(EXERCISE): Transcribe all of the material exactly, except for its pictures.

---

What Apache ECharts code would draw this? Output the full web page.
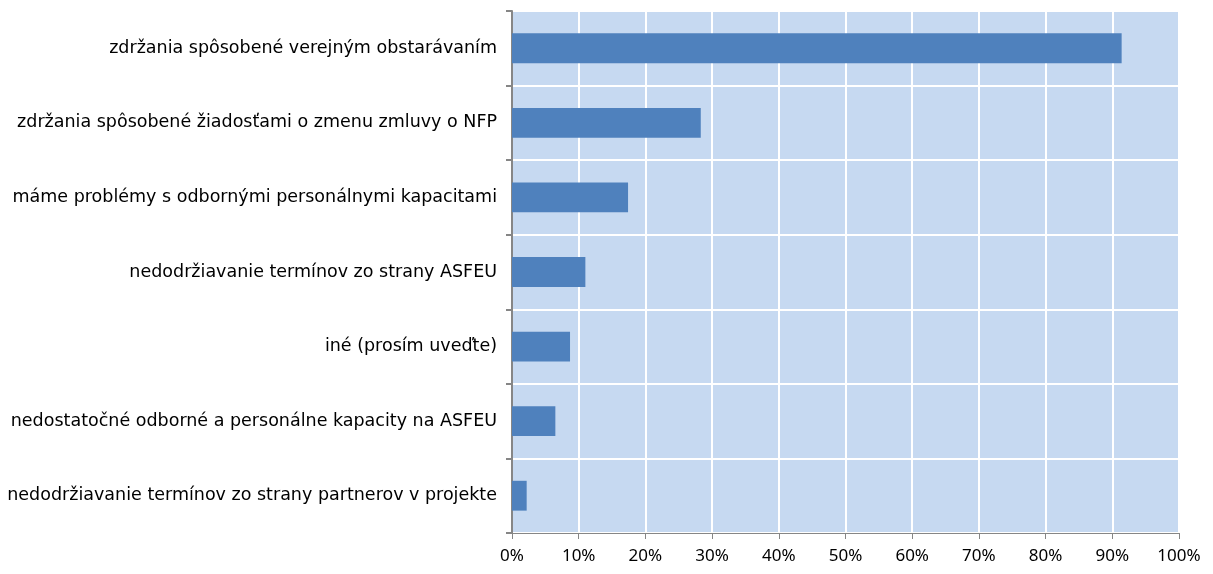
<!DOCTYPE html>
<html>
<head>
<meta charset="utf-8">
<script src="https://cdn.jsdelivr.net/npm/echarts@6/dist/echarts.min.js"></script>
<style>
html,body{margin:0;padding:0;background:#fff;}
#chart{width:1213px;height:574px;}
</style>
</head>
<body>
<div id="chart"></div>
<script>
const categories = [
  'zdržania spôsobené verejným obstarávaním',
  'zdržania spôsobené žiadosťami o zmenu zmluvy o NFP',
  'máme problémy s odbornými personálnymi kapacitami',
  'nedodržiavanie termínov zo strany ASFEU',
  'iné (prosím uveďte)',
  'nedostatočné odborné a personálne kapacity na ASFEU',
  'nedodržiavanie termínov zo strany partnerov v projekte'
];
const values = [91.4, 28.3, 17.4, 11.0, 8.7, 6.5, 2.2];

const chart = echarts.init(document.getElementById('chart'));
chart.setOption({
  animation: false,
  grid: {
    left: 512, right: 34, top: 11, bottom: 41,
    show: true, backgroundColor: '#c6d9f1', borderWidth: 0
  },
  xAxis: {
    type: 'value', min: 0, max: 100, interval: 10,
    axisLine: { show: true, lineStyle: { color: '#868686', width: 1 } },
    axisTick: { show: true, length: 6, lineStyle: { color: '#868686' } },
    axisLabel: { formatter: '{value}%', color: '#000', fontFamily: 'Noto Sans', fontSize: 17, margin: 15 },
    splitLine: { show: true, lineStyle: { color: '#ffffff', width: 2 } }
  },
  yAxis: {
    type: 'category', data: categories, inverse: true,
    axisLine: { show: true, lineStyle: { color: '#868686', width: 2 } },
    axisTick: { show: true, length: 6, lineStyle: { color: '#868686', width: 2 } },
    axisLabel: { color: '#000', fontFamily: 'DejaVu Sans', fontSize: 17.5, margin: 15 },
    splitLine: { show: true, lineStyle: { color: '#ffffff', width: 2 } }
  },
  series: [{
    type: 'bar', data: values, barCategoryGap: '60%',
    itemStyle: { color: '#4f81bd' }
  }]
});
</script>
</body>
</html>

---

(FINAL RESULT):
What Apache ECharts code would draw this? Output the full web page.
<!DOCTYPE html>
<html>
<head>
<meta charset="utf-8">
<script src="https://cdn.jsdelivr.net/npm/echarts@6/dist/echarts.min.js"></script>
<style>
html,body{margin:0;padding:0;background:#fff;}
#chart{width:1213px;height:574px;}
</style>
</head>
<body>
<div id="chart"></div>
<script>
const categories = [
  'zdržania spôsobené verejným obstarávaním',
  'zdržania spôsobené žiadosťami o zmenu zmluvy o NFP',
  'máme problémy s odbornými personálnymi kapacitami',
  'nedodržiavanie termínov zo strany ASFEU',
  'iné (prosím uveďte)',
  'nedostatočné odborné a personálne kapacity na ASFEU',
  'nedodržiavanie termínov zo strany partnerov v projekte'
];
const values = [91.4, 28.3, 17.4, 11.0, 8.7, 6.5, 2.2];

const chart = echarts.init(document.getElementById('chart'));
chart.setOption({
  animation: false,
  grid: {
    left: 512, right: 34, top: 11, bottom: 41,
    show: true, backgroundColor: '#c6d9f1', borderWidth: 0
  },
  xAxis: {
    type: 'value', min: 0, max: 100, interval: 10,
    axisLine: { show: true, lineStyle: { color: '#868686', width: 1 } },
    axisTick: { show: true, length: 6, lineStyle: { color: '#868686' } },
    axisLabel: { formatter: '{value}%', color: '#000', fontFamily: 'Noto Sans', fontSize: 17, margin: 15 },
    splitLine: { show: true, lineStyle: { color: '#ffffff', width: 2 } }
  },
  yAxis: {
    type: 'category', data: categories, inverse: true,
    axisLine: { show: true, lineStyle: { color: '#868686', width: 2 } },
    axisTick: { show: true, length: 6, lineStyle: { color: '#868686', width: 2 } },
    axisLabel: { color: '#000', fontFamily: 'DejaVu Sans', fontSize: 17.5, margin: 15 },
    splitLine: { show: true, lineStyle: { color: '#ffffff', width: 2 } }
  },
  series: [{
    type: 'bar', data: values, barCategoryGap: '60%',
    itemStyle: { color: '#4f81bd' }
  }]
});
</script>
</body>
</html>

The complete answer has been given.